The great thing about opening up again was that I knew that the early bird would get the travel bargains and so I managed to book an apartment on the Royal Mile next to the castle for £29 a night. I'm going tomorrow afternoon until Friday and I haven't been to Edinburgh since December 2019. It's probably longer than any other gap between visits as I usually head up at least 3 or 4 times a year.
I am happiest when I am travelling or having an adventure and I know now that I have no aim to be the richest person on earth but I want to always be free, being free is my ultimate life goal. For much of my life I have ended up in situations where I've felt trapped and I've reclaimed that freedom over and over but really, there's nothing like reclaiming your freedom from the top of a big hill and this time, finally, I am determined to climb Arthur's Seat. Nothing is going to stop me!
Travel in a post lockdown world is actually a pleasure, generally, apartments are super clean, the trains are empty and the streets are quiet, this is my chance to see Edinburgh without the craziness of the usual flood of tourists. Now I realise that I am technically a tourist but I have so much Scottish blood, Edinburgh is my second city and the place I feel most at home after Newcastle. Plus my love of Scotland is so strong I have no idea why I'm not living there yet, one day when I decide exactly where in Scotland I'd like to live it will happen.

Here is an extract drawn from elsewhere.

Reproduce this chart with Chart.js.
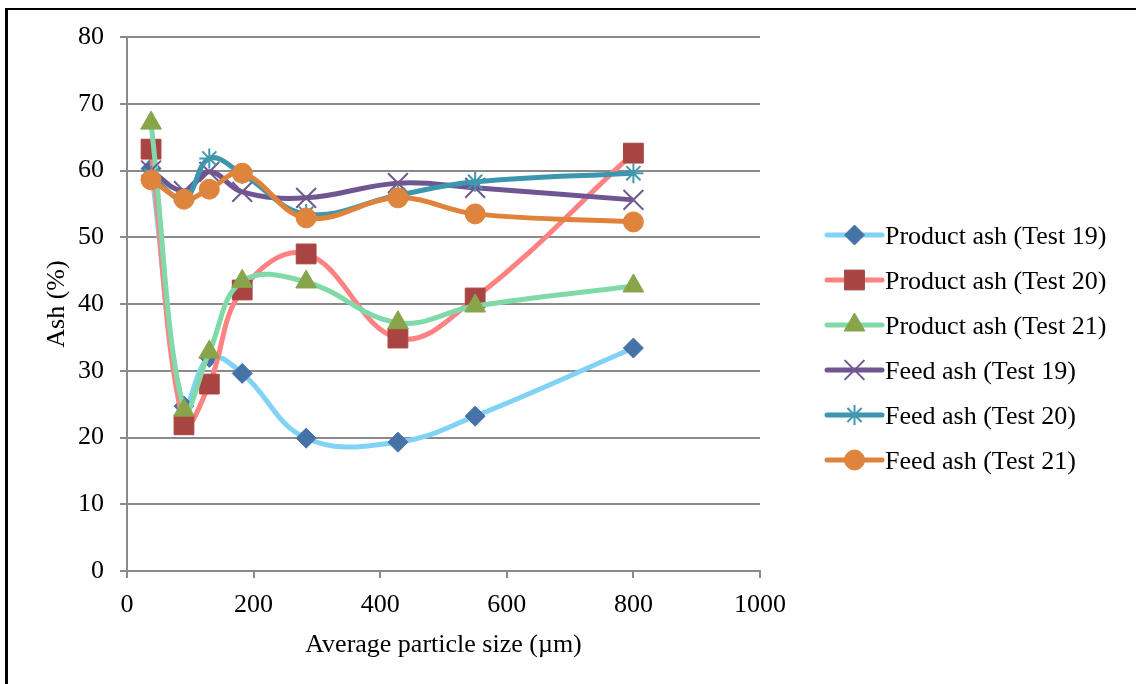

A lot seems to be happening in my personal life at the moment, I am becoming more me, I am changing and evolving into a better person and I am shedding baggage and layers of things that no longer serve me, I have had a quest for many years to live a peaceful drama free life and finally, I seem to be achieving a life with the best people around me, the biggest adventures and ultimately, the freedom I so desire.